Jeff Voegtlin said...


While reading your article, I tried to think about "open-mindedness." (with an open mind, of course!). It seems like this idea might have an antecedent in classical "academic freedom," which is quite different than modern "academic freedom." In my observations, the classical style of academic freedom was an honest pursuit of the truth, regardless of what the culture accepted as truth. Modern academic freedom is a constant questioning of truth with no hope of ever discovering it.

As Christians, we should always be seeking to "improve" our understanding of our incomprehensible God and His book, the Bible. In that sense, we should be "open-minded." But also as a Christian, we should earnestly contend for the faith once delivered... That demands that we be closed/narrow minded about many things.

Thank you,

Lance Ketchum said...

It is fine to open the mind to listen to someone's ideas. After comparing those ideas to Scripture, those ideas might be welcomed and given a room in which to live. If they are unscriptural, close the door and welcome them never again.

The invitation to open mindedness or the accusation of being closed minded was almost always connected to people of deep beliefs be unwilling to listen to other viewpoints. Now it is used primarily as an accusation against Bible believers.

Kent Brandenburg said...



I'm pretty sure I will still use the term, but I wondered first about how old it was. Once I found it wasn't too old, I started considering why. I wonder if sometimes we pander to false teachers or their listeners by showing what kind of thinkers we are, because we are in reality closed to what they believe.

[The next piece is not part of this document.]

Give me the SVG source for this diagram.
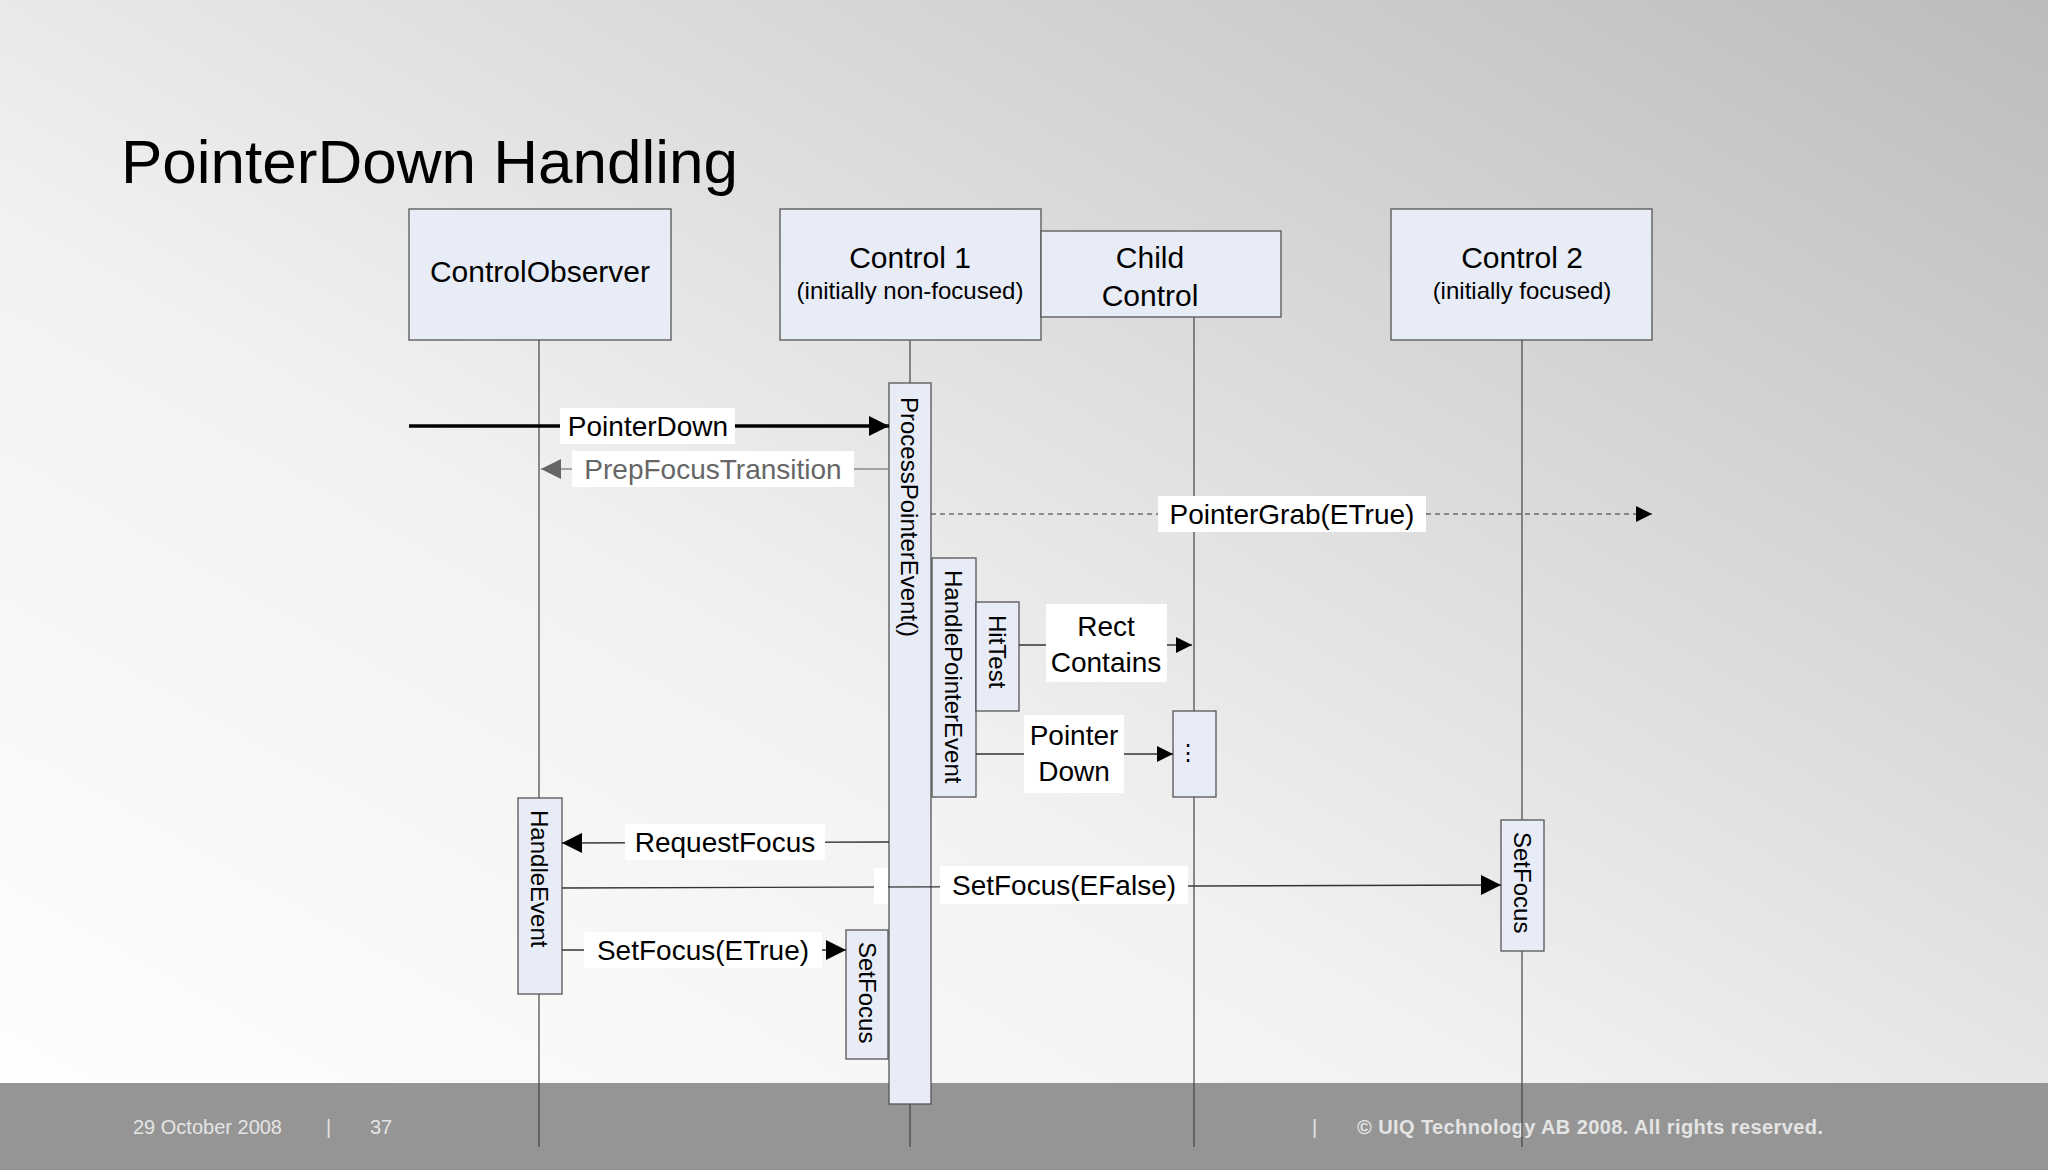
<svg xmlns="http://www.w3.org/2000/svg" width="2048" height="1170" viewBox="0 0 2048 1170">
<defs>
<linearGradient id="bg" x1="1" y1="0" x2="0" y2="1">
<stop offset="0" stop-color="#bcbcbc"/><stop offset="0.6" stop-color="#f2f2f2"/><stop offset="1" stop-color="#ffffff"/>
</linearGradient>
<marker id="ahm" viewBox="0 0 10 10" refX="10" refY="5" markerWidth="16" markerHeight="16" markerUnits="userSpaceOnUse" orient="auto"><path d="M0,0L10,5L0,10z" fill="#000"/></marker>
<marker id="ahb" viewBox="0 0 10 10" refX="10" refY="5" markerWidth="20" markerHeight="20" markerUnits="userSpaceOnUse" orient="auto"><path d="M0,0L10,5L0,10z" fill="#000"/></marker>
<marker id="ahg" viewBox="0 0 10 10" refX="10" refY="5" markerWidth="20" markerHeight="20" markerUnits="userSpaceOnUse" orient="auto"><path d="M0,0L10,5L0,10z" fill="#666"/></marker>
<style>
text{font-family:"Liberation Sans",Arial,sans-serif;fill:#000}
.box{fill:#e8ecf6;stroke:#555;stroke-width:1.3}
.act{fill:#e8ecf6;stroke:#555;stroke-width:1.3}
.life{stroke:#444;stroke-width:1.2}
.msg{stroke:#333;stroke-width:1.3;fill:none}
.lbl{font-size:28px;text-anchor:middle}
.lb{fill:#fff}
.vt{font-size:24px;text-anchor:start}
.ft{font-size:20px;fill:#e4e4e4}
</style>
</defs>
<rect width="2048" height="1170" fill="url(#bg)"/>
<rect y="1083" width="2048" height="87" fill="#959595"/>
<text x="121" y="183" font-size="62">PointerDown Handling</text>
<g id="footer">
<text class="ft" x="133" y="1134">29 October 2008</text>
<text class="ft" x="326" y="1134">|</text>
<text class="ft" x="370" y="1134">37</text>
<text class="ft" x="1312" y="1134">|</text>
<text class="ft" x="1357" y="1134" font-weight="bold" textLength="466">© UIQ Technology AB 2008. All rights reserved.</text>
</g>
<g id="lifelines">
<line class="life" x1="539" y1="340" x2="539" y2="1147"/>
<line class="life" x1="910" y1="340" x2="910" y2="1147"/>
<line class="life" x1="1194" y1="317" x2="1194" y2="1147"/>
<line class="life" x1="1522" y1="340" x2="1522" y2="1147"/>
</g>
<g id="ControlObserver"><rect class="box" x="409" y="209" width="262" height="131"/><text x="540" y="282" font-size="30" text-anchor="middle">ControlObserver</text></g>
<g id="Control1"><rect class="box" x="780" y="209" width="261" height="131"/><text x="910" y="268" font-size="30" text-anchor="middle">Control 1</text><text x="910" y="299" font-size="24" text-anchor="middle">(initially non-focused)</text></g>
<g id="ChildControl"><rect class="box" x="1041" y="231" width="240" height="86"/><text x="1150" y="268" font-size="30" text-anchor="middle">Child</text><text x="1150" y="306" font-size="30" text-anchor="middle">Control</text></g>
<g id="Control2"><rect class="box" x="1391" y="209" width="261" height="131"/><text x="1522" y="268" font-size="30" text-anchor="middle">Control 2</text><text x="1522" y="299" font-size="24" text-anchor="middle">(initially focused)</text></g>
<g id="act-ProcessPointerEvent"><rect class="act" x="889" y="383" width="42" height="721"/><text class="vt" transform="translate(901,397) rotate(90)">ProcessPointerEvent()</text></g>
<g id="act-HandlePointerEvent"><rect class="act" x="932" y="558" width="44" height="239"/><text class="vt" transform="translate(945,570) rotate(90)">HandlePointerEvent</text></g>
<g id="act-HitTest"><rect class="act" x="976" y="602" width="43" height="109"/><text class="vt" transform="translate(989,615) rotate(90)">HitTest</text></g>
<g id="act-Child"><rect class="act" x="1173" y="711" width="43" height="86"/><text x="1188" y="760" font-size="22" text-anchor="middle">⋮</text></g>
<g id="act-HandleEvent"><rect class="act" x="518" y="798" width="44" height="196"/><text class="vt" transform="translate(531,810) rotate(90)">HandleEvent</text></g>
<g id="act-SetFocus1"><rect class="act" x="846" y="930" width="42" height="129"/><text class="vt" transform="translate(859,942) rotate(90)">SetFocus</text></g>
<g id="act-SetFocus2"><rect class="act" x="1501" y="820" width="43" height="131"/><text class="vt" transform="translate(1514,832) rotate(90)">SetFocus</text></g>
<g id="connectors">
<line x1="409" y1="426" x2="889" y2="426" stroke="#000" stroke-width="3.5" marker-end="url(#ahb)"/>
<rect class="lb" x="560" y="408" width="175" height="36"/><text class="lbl" x="648" y="436">PointerDown</text>
<line x1="889" y1="469" x2="541" y2="469" stroke="#888" stroke-width="1.3" marker-end="url(#ahg)"/>
<rect class="lb" x="572" y="451" width="282" height="36"/><text class="lbl" x="713" y="479" style="fill:#666">PrepFocusTransition</text>
<line x1="931" y1="514" x2="1652" y2="514" stroke="#333" stroke-width="1.2" stroke-dasharray="5,4" marker-end="url(#ahm)"/>
<rect class="lb" x="1158" y="496" width="268" height="36"/><text class="lbl" x="1292" y="524">PointerGrab(ETrue)</text>
<line class="msg" x1="1019" y1="645" x2="1192" y2="645" marker-end="url(#ahm)"/>
<rect class="lb" x="1046" y="604" width="121" height="78"/><text class="lbl" x="1106" y="636">Rect</text><text class="lbl" x="1106" y="672">Contains</text>
<line class="msg" x1="976" y1="754" x2="1173" y2="754" marker-end="url(#ahm)"/>
<rect class="lb" x="1024" y="715" width="100" height="78"/><text class="lbl" x="1074" y="745">Pointer</text><text class="lbl" x="1074" y="781">Down</text>
<line class="msg" x1="889" y1="842" x2="562" y2="843" marker-end="url(#ahb)"/>
<rect class="lb" x="625" y="824" width="200" height="36"/><text class="lbl" x="725" y="852">RequestFocus</text>
<line class="msg" x1="562" y1="888" x2="1501" y2="885" marker-end="url(#ahb)"/>
<rect class="lb" x="874" y="868" width="14" height="36"/>
<rect class="lb" x="940" y="866" width="248" height="38"/><text class="lbl" x="1064" y="895">SetFocus(EFalse)</text>
<line class="msg" x1="562" y1="950" x2="846" y2="950" marker-end="url(#ahb)"/>
<rect class="lb" x="584" y="932" width="238" height="36"/><text class="lbl" x="703" y="960">SetFocus(ETrue)</text>
</g>
</svg>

We would never believe it, because we can't and won't.

Kent Brandenburg said...


I agree that it is mainly a tool to use against believers, which is why I also see it as modern. It wasn't about being "open-minded" to the truth, but open-minded to naturalism or "science" or rationalism. Your belief can't be proven historically, and when "evidence" is shown, you won't believe it -- you just keep believing what scripture says, despite. Bloom's book seemed to make a conservative point. Maybe it's fools gold.